Si visuellement The Red Strings Club se présente comme un point'n'click retro dans la veine des jeux LucasArts et Sierra d'antan, avec ses pixels gros comme des poings, pour ce qui est du gameplay, on en est assez loin. Ici, pas de gestion d'inventaire ou d'énigmes, il s'agit principalement d'une aventure textuelle dans laquelle on passera le plus clair de son temps dans un bistrot à discuter avec des clients et échanger avec eux via des dialogues à choix multiples.

La quête du bonheur artificiel

The Red Strings Club nous emmène dans un futur cyberpunk dans lequel le transhumanisme est bien plus qu'une réalité, il est désormais partout et exploité de manière capitaliste par la multinationale Supercontinent. À partir de ce contexte social, on se retrouve embarqué dans une conspiration à l'échelle mondiale qui nous mènera vers un questionnement sur notre soumission à la technologie, la place de l'IA dans la société et notre quête du bonheur quoi qu'il en coûte.

On appréciera surtout la finesse des dialogues et la qualité d'écriture, mais surtout la réflexion qu'il y a derrière. Les thématiques, dignes de Philip K.Dick, sont traitées intelligemment sans jamais tomber dans un manichéisme basique, en laissant le soin à chacun de se faire sa propre interprétation des événements, selon sa sensibilité, sans que l'on puisse donner raison à l'un plus qu'à l'autre.

La philo de comptoir

L'aventure se décompose en trois séquences de jeu bien distinctes. La première nous mettra aux commandes d'un androïde travaillant pour la multinationale à l'élaboration de modules de modification du comportement et des émotions, à implanter aux clients qui le désirent. La fabrication de ces modules passe par un mini-jeu simpliste, mais somme toute assez plaisant, qui se présente sous la forme d'un plateau de poterie que l'on fait tourner pour reproduire des moules prédéfinis en utilisant les bons biseaux.

Très rapidement, on passera à une autre séquence de jeu qui constituera la plus grande partie de l'aventure, celle se déroulant au Red Strings Club, le bistrot dont le jeu tire son nom. On y incarne Donovan, le barman du troquet, qui a l'étrange habilité d'influencer l'humeur de ses clients en fonction des cocktails qu'il leur sert. Le but étant de trouver le meilleur moyen de soutirer les confidences des employés de la multinationale, il faudra choisir la formule qui semble la plus adaptée.

Ainsi, si vous voulez les mettre en confiance ou, au contraire, dans un état de méfiance, vous élaborerez un cocktail différent lors d'un autre mini-jeu en mixant les différentes boissons proposées.

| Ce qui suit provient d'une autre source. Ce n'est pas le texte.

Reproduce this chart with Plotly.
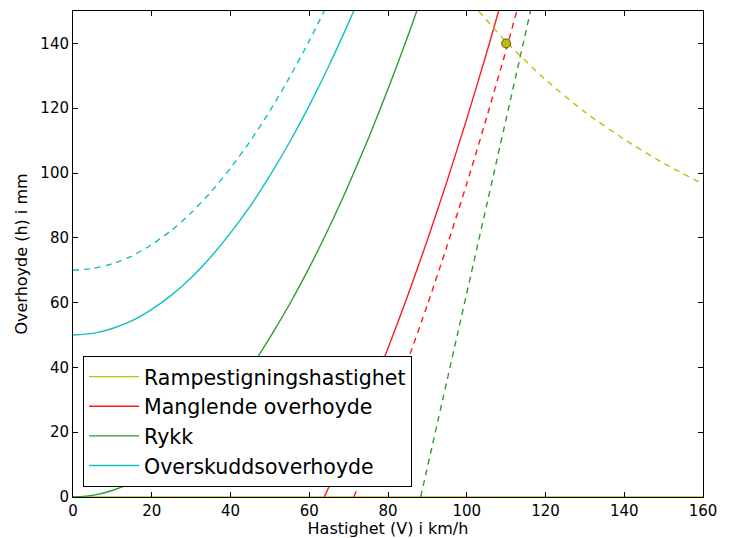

Si le mini-jeu est simpliste et sans challenge, c'est ce qui se passe après discussion qui est passionnant. Les dialogues de comptoir, résolument adultes, prendront des pointes de réflexions philosophies sur les sujets décrits précédemment, dont certains choix de réponses causeront à quelques uns des conflits moraux.

À l'image de Papers, Please, il faudra s'attendre à faire des choix difficiles. Ces différentes réponses ne changeront pas la fin d'une manière significative, mais vous titillerons certainement suffisamment pour refaire le jeu une fois terminé. Cette partie représente deux bons tiers de l'aventure et c'est sans aucun doute la plus intéressante et la plus intense en termes de réflexions sur la condition humaine, sur les libertés individuelles et sur la place du destin.

Je joue donc je pense

Enfin, en dernière partie, on aura droit à une séance de "social hacking" très ingénieuse, dans laquelle il faudra récupérer différentes informations et accès informatiques en manipulant quelques employés au téléphone. Si cette partie laisse (temporairement) de côté la puissance narrative du jeu, il s'agit sans conteste du plus intéressant et challengeant mini-jeu sur les trois proposés, débouchant lui-même sur un final splendide en tout point, qui laisse bouche-bée par sa finesse, son intelligence, son écriture et sa mise en scène. Le tout est servi par une superbe bande-son qui, loin d'être un simple faire-valoir du jeu, sert pleinement l'aventure en nous offrant une meilleure immersion. Au final, on a beau se creuser, on a du mal à trouver un défaut au titre, si ce n'est sa durée de vie de cinq heures, qui laisse un goût de trop peu.